What you are asked to do: Note how many lines include the word "source", and give that number by itself.

Entries taken from a collection:
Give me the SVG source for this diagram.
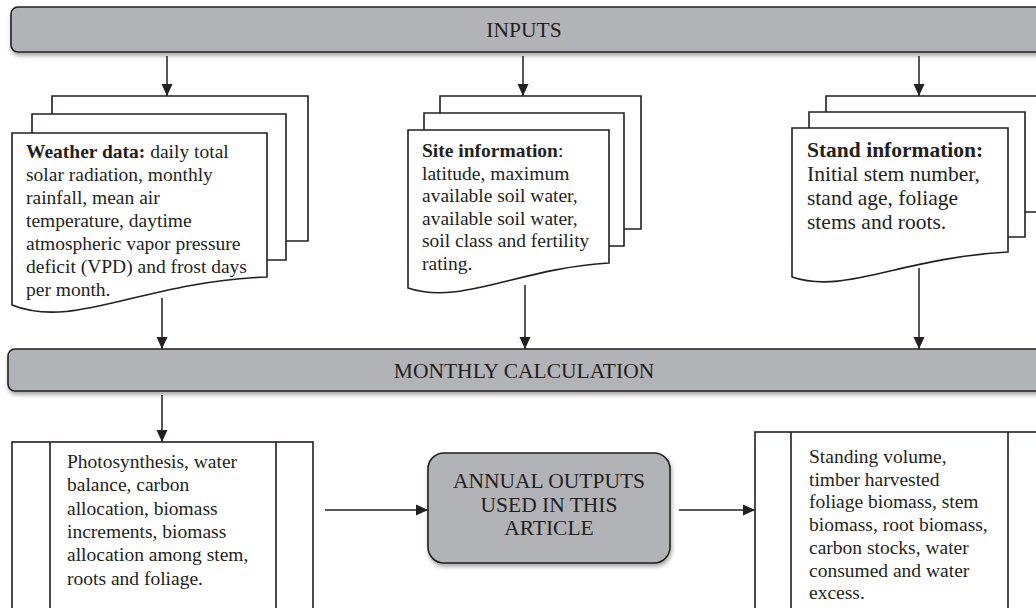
<svg xmlns="http://www.w3.org/2000/svg" width="1036" height="608" viewBox="0 0 1036 608">
<defs>
<marker id="ah" viewBox="0 0 12 12" refX="12" refY="6" markerWidth="12" markerHeight="12" markerUnits="userSpaceOnUse" orient="auto">
<path d="M0,0.5 L12,6 L0,11.5 Z" fill="#231f20"/>
</marker>
<filter id="sh" x="-5%" y="-20%" width="110%" height="150%">
<feDropShadow dx="1" dy="3" stdDeviation="2" flood-color="#000" flood-opacity="0.35"/>
</filter>
</defs>
<style>
.bar{fill:#b2b3b7;stroke:#231f20;stroke-width:1.6;filter:url(#sh)}
.pg{fill:#fff;stroke:#231f20;stroke-width:1.6}
.ln{fill:none;stroke:#231f20;stroke-width:1.6}
.cn{fill:none;stroke:#231f20;stroke-width:1.5;marker-end:url(#ah)}
text{font-family:"Liberation Serif","Times New Roman",serif;fill:#231f20}
.t{font-size:19.5px}
.ts{font-size:21.5px}
.h{font-size:21.5px;text-anchor:middle}
.b{font-weight:bold}
</style>
<rect width="1036" height="608" fill="#fff"/>

<g id="inputs">
<rect class="bar" x="11" y="7" width="1045" height="45" rx="7"/>
<text class="h" x="524" y="37">INPUTS</text>
</g>

<g id="weather">
<path class="pg" d="M52,114 V96 H308 V241 H286"/>
<path class="pg" d="M32,133 V114 H286 V260 H267"/>
<path class="pg" d="M12,305 V133 H267 V277 C140,282 75,330 12,305 Z"/>
<text class="t" x="26" y="158"><tspan class="b">Weather data:</tspan> daily total</text>
<text class="t" x="26" y="181">solar radiation, monthly</text>
<text class="t" x="26" y="204">rainfall, mean air</text>
<text class="t" x="26" y="227">temperature, daytime</text>
<text class="t" x="26" y="250">atmospheric vapor pressure</text>
<text class="t" x="26" y="273">deficit (VPD) and frost days</text>
<text class="t" x="26" y="296">per month.</text>
</g>

<g id="site">
<path class="pg" d="M440,113 V96 H641 V229 H624"/>
<path class="pg" d="M424,130 V113 H624 V246 H609"/>
<path class="pg" d="M408,288 V130 H609 V263 C520,268 460,306 408,288 Z"/>
<text class="t" x="422" y="157"><tspan class="b">Site information</tspan>:</text>
<text class="t" x="422" y="179.5">latitude, maximum</text>
<text class="t" x="422" y="202">available soil water,</text>
<text class="t" x="422" y="224.5">available soil water,</text>
<text class="t" x="422" y="247">soil class and fertility</text>
<text class="t" x="422" y="269.5">rating.</text>
</g>

<g id="stand">
<path class="pg" d="M826,112 V96 H1045 V212 H1025"/>
<path class="pg" d="M809,128 V112 H1025 V237 H1008"/>
<path class="pg" d="M792,277 V128 H1008 V252 C900,258 845,295 792,277 Z"/>
<text class="ts" x="807" y="157"><tspan class="b">Stand information:</tspan></text>
<text class="ts" x="807" y="181">Initial stem number,</text>
<text class="ts" x="807" y="205">stand age, foliage</text>
<text class="ts" x="807" y="229">stems and roots.</text>
</g>

<g id="monthly">
<rect class="bar" x="8" y="349" width="1045" height="42" rx="7"/>
<text class="h" x="524" y="378">MONTHLY CALCULATION</text>
</g>

<g id="process">
<rect class="pg" x="12" y="442" width="301" height="180"/>
<path class="ln" d="M50,442 V620 M276,442 V620"/>
<text class="t" x="67" y="468">Photosynthesis, water</text>
<text class="t" x="67" y="491.3">balance, carbon</text>
<text class="t" x="67" y="514.6">allocation, biomass</text>
<text class="t" x="67" y="537.9">increments, biomass</text>
<text class="t" x="67" y="561.2">allocation among stem,</text>
<text class="t" x="67" y="584.5">roots and foliage.</text>
</g>

<g id="annual">
<rect class="bar" x="428" y="453" width="242" height="110" rx="16"/>
<text class="h" x="549" y="488">ANNUAL OUTPUTS</text>
<text class="h" x="549" y="511.5">USED IN THIS</text>
<text class="h" x="549" y="535">ARTICLE</text>
</g>

<g id="outputs">
<rect class="pg" x="755" y="432" width="300" height="190"/>
<path class="ln" d="M791,432 V620 M1008,432 V620"/>
<text class="t" x="809" y="463">Standing volume,</text>
<text class="t" x="809" y="485.7">timber harvested</text>
<text class="t" x="809" y="508.4">foliage biomass, stem</text>
<text class="t" x="809" y="531.1">biomass, root biomass,</text>
<text class="t" x="809" y="553.8">carbon stocks, water</text>
<text class="t" x="809" y="576.5">consumed and water</text>
<text class="t" x="809" y="599.2">excess.</text>
</g>

<g id="connectors">
<path class="cn" d="M167,56 V96"/>
<path class="cn" d="M523,56 V96"/>
<path class="cn" d="M919,56 V96"/>
<path class="cn" d="M162,298 V349"/>
<path class="cn" d="M525,285 V349"/>
<path class="cn" d="M919,268 V349"/>
<path class="cn" d="M162,395 V442"/>
<path class="cn" d="M325,510 H428"/>
<path class="cn" d="M679,510 H755"/>
</g>
</svg>
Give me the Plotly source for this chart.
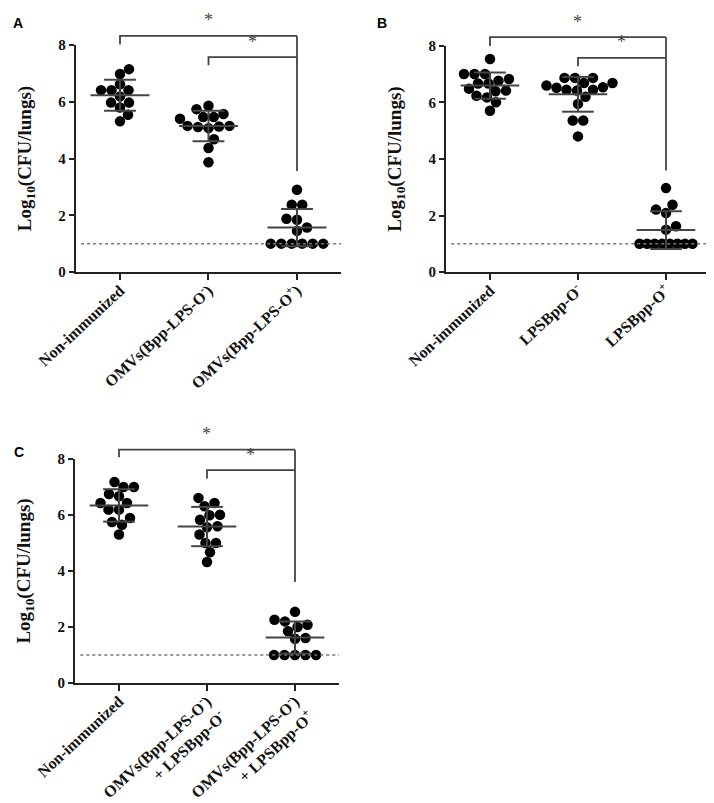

Finished exercise: 2